Veterans of the Battle of El Alamein have described the deaths of 4,000 Allied troops, as they marked the 70th anniversary of their first major World War against the Germans under the command of General Montgomery.

An evensong service at Westminster Abbey in London commemorated the seven decades since the battle in North Africa, which was said to be the turning point for the Allies in the Second World War.

About 40 British and Australian veterans, many of whom are now in their 90s and families of the fallen, were part of a 500-strong congregation to remember those who fought in the 14-day battle.

Watch this report from Lee Comley.

Major Freddie Salinger, 94, who served with the Royal Artillery Medium Regiment, was attacked by a dive bomb in which four men from his troop died. Speaking before the memorial service, Major Salinger said:

I think of them now with great sadness that they were cut off in their prime in their mid 20s.
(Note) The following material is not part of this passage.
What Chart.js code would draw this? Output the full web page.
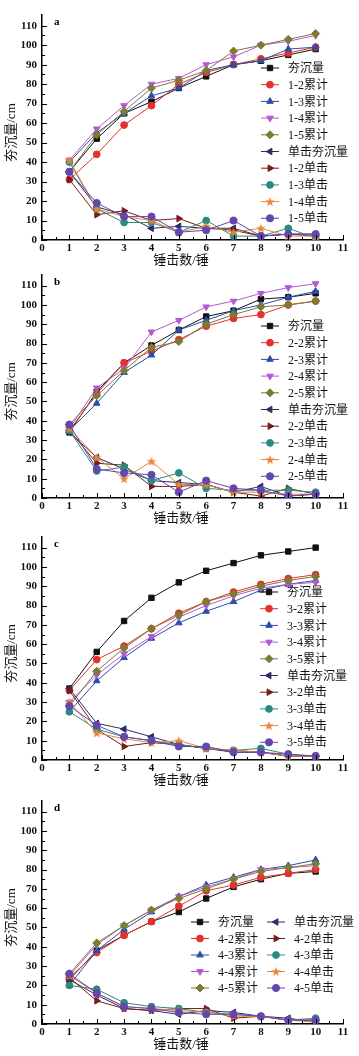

It was not until about the 9th day (of battle) ... in the morning, the sun was shining, I looked up and saw some Stuka dive bombers. I didn't realise it but they were for us. I found out we had lost four, including a sergeant.

Veterans arriving for a service to mark the 70th anniversary of the Battle of El Alamein, at Westminster Abbey, London.
Veterans arriving for a service to mark the 70th anniversary of the Battle of El Alamein, at Westminster Abbey, London. Credit: PA

Major Frederick Hunn, who is 93 tomorrow on October 28, fought in the Battle of El Alamein with the Duchess of Cornwall's father, Major Bruce Shand, in the 12th Royal Lancers.

He talked about the retaliation ordered by Gen Montgomery on October 23 when nearly 1,000 guns pointed at the German positions were fired at once.

I'd been used to battle because I'd served at Dunkirk but I remember on the 23rd, at 9.40pm, every gun opened up.

The sky was bright from the guns. We were a mile away but could still hear the tremendous amount of noise.

I'd seen plenty of barrages but I'd never seen one like this before.

If they're great friends, as most of them in my regiment were ... when they are killed beside you, and you're a young chap at only 22, it's sad when you lose such young people.

– Major Frederick Hunn
Veterans arriving for a service to mark the 70th anniversary of the Battle of El Alamein, at Westminster Abbey, London.
Veterans arriving for a service to mark the 70th anniversary of the Battle of El Alamein, at Westminster Abbey, London. Credit: PA

Under the leadership of General Montgomery, nearly 200,000 British, Australian, New Zealand, South African, British Indian, Free French and Greek Forces defeated the Axis powers.

At the time of the battle, which started on October 23, 1942 and ended on November 4, the Allies were fighting to keep their crucial supply lines open from the Mediterranean to the East.

German Field Marshal Erwin Rommel had inflicted heavy defeats on Allied forces in Africa forcing them back to the village of El Alamein, about 60 miles west of Alexandria.

Eventually on October 23 General Montgomery ordered the retaliation with almost 900 guns levelled at the German positions to be discharged at once.

While previously the Suez Canal was threatened, and with it Allied access to the rich oilfields of the Middle East, now the Allies were able to press their advantage and eventually push the Germans and Italians from Africa.

Recalling the importance of the Allied victory at the Battle of El Alamein, which began on October 23, 1942 and ended on November 4, Sir Winston Churchill said:

Before Alamein we never had a victory. After Alamein we never had a defeat.